The Environment Agency is advising communities across the South-east of England to prepare for torrential rain and thunderstorms across the weekend, which can increase the risk of surface water flooding.
From this evening, thunderstorms and torrential rain are expected to move across England tomorrow (Saturday), starting in the South-east. These thunderstorms and heavy showers bring a risk of localised surface water flooding as some drainage systems may not be able to cope with the intense rainfall.
There is also the possibility of flash flooding from rivers in urban areas and smaller rivers. Environment Agency teams are out working across the region to minimise river flood risk, clearing debris from streams and unblocking culverts.

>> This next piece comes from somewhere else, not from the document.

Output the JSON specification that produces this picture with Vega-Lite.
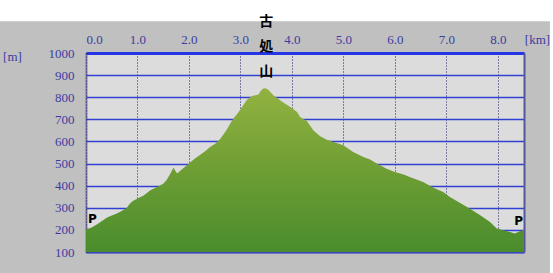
{
  "$schema": "https://vega.github.io/schema/vega-lite/v6.json",
  "width": 438,
  "height": 199,
  "autosize": {"type": "none"},
  "padding": {"left": 86, "top": 53, "right": 29, "bottom": 21},
  "background": "#c0c0c0",
  "config": {
    "view": {"fill": "#dcdcdc", "stroke": null},
    "axis": {"zindex": 1}
  },
  "datasets": {
    "profile": [
      {"km": 0.00, "elev": 203}, {"km": 0.10, "elev": 210}, {"km": 0.21, "elev": 224}, {"km": 0.31, "elev": 240},
      {"km": 0.41, "elev": 256}, {"km": 0.50, "elev": 265}, {"km": 0.60, "elev": 274}, {"km": 0.70, "elev": 287},
      {"km": 0.79, "elev": 299}, {"km": 0.85, "elev": 318}, {"km": 0.91, "elev": 331}, {"km": 1.02, "elev": 344},
      {"km": 1.12, "elev": 356}, {"km": 1.25, "elev": 379}, {"km": 1.38, "elev": 394}, {"km": 1.50, "elev": 409},
      {"km": 1.57, "elev": 427}, {"km": 1.64, "elev": 455}, {"km": 1.70, "elev": 482}, {"km": 1.73, "elev": 470},
      {"km": 1.77, "elev": 455}, {"km": 1.86, "elev": 473}, {"km": 2.00, "elev": 500}, {"km": 2.11, "elev": 522},
      {"km": 2.22, "elev": 540}, {"km": 2.32, "elev": 557}, {"km": 2.41, "elev": 575}, {"km": 2.51, "elev": 590},
      {"km": 2.61, "elev": 612}, {"km": 2.68, "elev": 635}, {"km": 2.74, "elev": 655}, {"km": 2.80, "elev": 680},
      {"km": 2.86, "elev": 703}, {"km": 2.93, "elev": 722}, {"km": 2.99, "elev": 741}, {"km": 3.06, "elev": 765},
      {"km": 3.12, "elev": 786}, {"km": 3.22, "elev": 805}, {"km": 3.35, "elev": 812}, {"km": 3.40, "elev": 830},
      {"km": 3.45, "elev": 841}, {"km": 3.50, "elev": 840}, {"km": 3.54, "elev": 834}, {"km": 3.64, "elev": 809},
      {"km": 3.77, "elev": 786}, {"km": 3.87, "elev": 770}, {"km": 3.97, "elev": 756}, {"km": 4.10, "elev": 733},
      {"km": 4.16, "elev": 711}, {"km": 4.29, "elev": 693}, {"km": 4.42, "elev": 650}, {"km": 4.55, "elev": 623},
      {"km": 4.68, "elev": 608}, {"km": 4.81, "elev": 597}, {"km": 5.00, "elev": 583}, {"km": 5.19, "elev": 552},
      {"km": 5.39, "elev": 530}, {"km": 5.52, "elev": 518}, {"km": 5.65, "elev": 500}, {"km": 5.84, "elev": 477},
      {"km": 6.00, "elev": 462}, {"km": 6.17, "elev": 451}, {"km": 6.29, "elev": 439}, {"km": 6.42, "elev": 428},
      {"km": 6.55, "elev": 417}, {"km": 6.75, "elev": 391}, {"km": 6.94, "elev": 371}, {"km": 7.07, "elev": 349},
      {"km": 7.27, "elev": 322}, {"km": 7.46, "elev": 296}, {"km": 7.66, "elev": 266}, {"km": 7.85, "elev": 236},
      {"km": 7.98, "elev": 206}, {"km": 8.11, "elev": 198}, {"km": 8.24, "elev": 190}, {"km": 8.33, "elev": 184},
      {"km": 8.43, "elev": 194}, {"km": 8.51, "elev": 200}
    ],
    "marks": [
      {"km": 0.0, "elev": 203, "label": "P", "kind": "start"},
      {"km": 8.51, "elev": 200, "label": "P", "kind": "end"},
      {"km": 3.5, "elev": 841, "label": "古\n処\n山", "kind": "peak"}
    ]
  },
  "resolve": {"axis": {"x": "independent", "y": "independent"}},
  "layer": [
    {
      "data": {"values": [{}]},
      "mark": {"type": "rect", "color": "#ffffff"},
      "encoding": {
        "x": {"datum": -5, "type": "quantitative", "scale": {"domain": [0, 8.51], "nice": false, "zero": false}, "axis": null},
        "x2": {"datum": 12},
        "y": {"datum": 1143.5, "type": "quantitative", "scale": {"domain": [100, 1000], "nice": false, "zero": false}, "axis": null},
        "y2": {"datum": 3000}
      }
    },
    {
      "data": {"values": [{}]},
      "mark": {"type": "rect", "color": "#ffffff"},
      "encoding": {
        "x": {"datum": 9.013, "type": "quantitative", "axis": null},
        "x2": {"datum": 12},
        "y": {"datum": -200, "type": "quantitative", "axis": null},
        "y2": {"datum": 3000}
      }
    },
    {
      "data": {"name": "profile"},
      "mark": {
        "type": "area",
        "interpolate": "linear",
        "color": {
          "gradient": "linear", "x1": 0, "y1": 0, "x2": 0, "y2": 1,
          "stops": [
            {"offset": 0, "color": "#92b241"},
            {"offset": 0.5, "color": "#6e9e34"},
            {"offset": 1, "color": "#4a8c2c"}
          ]
        }
      },
      "encoding": {
        "x": {
          "field": "km", "type": "quantitative",
          "scale": {"domain": [0, 8.51], "nice": false, "zero": false},
          "axis": {
            "orient": "top", "values": [0, 1, 2, 3, 4, 5, 6, 7, 8], "format": ".1f",
            "labelFont": "Liberation Serif", "labelFontSize": 13, "labelColor": "#3c3ca0",
            "labelPadding": 7, "labelFlush": true, "ticks": false, "tickSize": 0,
            "domain": true, "domainColor": "#2436e6", "domainWidth": 3,
            "grid": true, "gridColor": "#1e1e66", "gridDash": [1, 2], "gridWidth": 1, "gridOpacity": 1,
            "title": "[km]", "titleFont": "Liberation Serif", "titleFontSize": 13, "titleFontWeight": "normal",
            "titleColor": "#3c3ca0", "titleX": 451, "titleY": -13.5, "titleAlign": "center", "titleBaseline": "middle", "titleAngle": 0
          }
        },
        "y": {
          "field": "elev", "type": "quantitative",
          "scale": {"domain": [100, 1000], "nice": false, "zero": false},
          "axis": {
            "orient": "left", "values": [100, 200, 300, 400, 500, 600, 700, 800, 900, 1000], "format": "d",
            "labelFont": "Liberation Serif", "labelFontSize": 13, "labelColor": "#3c3ca0",
            "labelPadding": 12, "ticks": false, "tickSize": 0,
            "domain": true, "domainColor": "#2a2a70", "domainDash": [1, 1], "domainWidth": 2,
            "grid": true, "gridColor": "#3040d0", "gridWidth": 1.3, "gridOpacity": 1,
            "title": "[m]", "titleFont": "Liberation Serif", "titleFontSize": 13, "titleFontWeight": "normal",
            "titleColor": "#3c3ca0", "titleX": -74, "titleY": 3.5, "titleAlign": "center", "titleBaseline": "middle", "titleAngle": 0
          }
        },
        "y2": {"datum": 100}
      }
    },
    {
      "data": {"name": "marks"},
      "transform": [{"filter": "datum.kind === 'start'"}],
      "mark": {"type": "text", "align": "left", "baseline": "bottom", "dx": 2, "dy": -3, "font": "DejaVu Sans", "fontSize": 12, "fontWeight": "bold", "color": "#000000"},
      "encoding": {
        "x": {"field": "km", "type": "quantitative", "axis": {"orient": "bottom", "labels": false, "ticks": false, "grid": false, "domain": true, "domainColor": "#3a48c0", "domainWidth": 2, "title": null}},
        "y": {"field": "elev", "type": "quantitative", "axis": {"orient": "right", "labels": false, "ticks": false, "grid": false, "domain": true, "domainColor": "#55559a", "domainWidth": 2, "title": null}},
        "text": {"field": "label"}
      }
    },
    {
      "data": {"name": "marks"},
      "transform": [{"filter": "datum.kind === 'end'"}],
      "mark": {"type": "text", "align": "right", "baseline": "bottom", "dx": -1, "dy": -2, "font": "DejaVu Sans", "fontSize": 12, "fontWeight": "bold", "color": "#000000"},
      "encoding": {
        "x": {"field": "km", "type": "quantitative", "axis": null},
        "y": {"field": "elev", "type": "quantitative", "axis": null},
        "text": {"field": "label"}
      }
    },
    {
      "data": {"name": "marks"},
      "transform": [{"filter": "datum.kind === 'peak'"}],
      "mark": {"type": "text", "align": "center", "baseline": "top", "dy": -73, "lineBreak": "\n", "lineHeight": 25, "font": "Noto Sans CJK JP", "fontSize": 14, "fontWeight": "bold", "color": "#000000"},
      "encoding": {
        "x": {"field": "km", "type": "quantitative", "axis": null},
        "y": {"field": "elev", "type": "quantitative", "axis": null},
        "text": {"field": "label"}
      }
    }
  ]
}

As the rainfall is expected to be intense, the teams are focusing in particular on rapid response catchments where the heavy rainfall could have the greatest impact.
Barry Russell, Environment Agency operations manager, said: “We are doing all we can to prepare for the heavy rainfall which is expected over the weekend, which increases the risk of surface water flooding.
“We are monitoring the situation closely and supporting local councils, who will respond to any reports of surface water flooding.
“The intense nature of the rainfall which causes surface water flooding makes it very difficult to accurately predict where it will occur, so I would urge people to check local weather forecasts and the gov.uk website for information on a regular basis.”
Surface water flooding can happen very quickly depending on where thunderstorms occur, the amount and intensity of the rainfall and the local drainage network. It is possible that roads may quickly become impassable and people are urged not to drive through flood water.
Environment Agency incidents rooms are opening across the region, and will be monitoring the situation and responding over the weekend.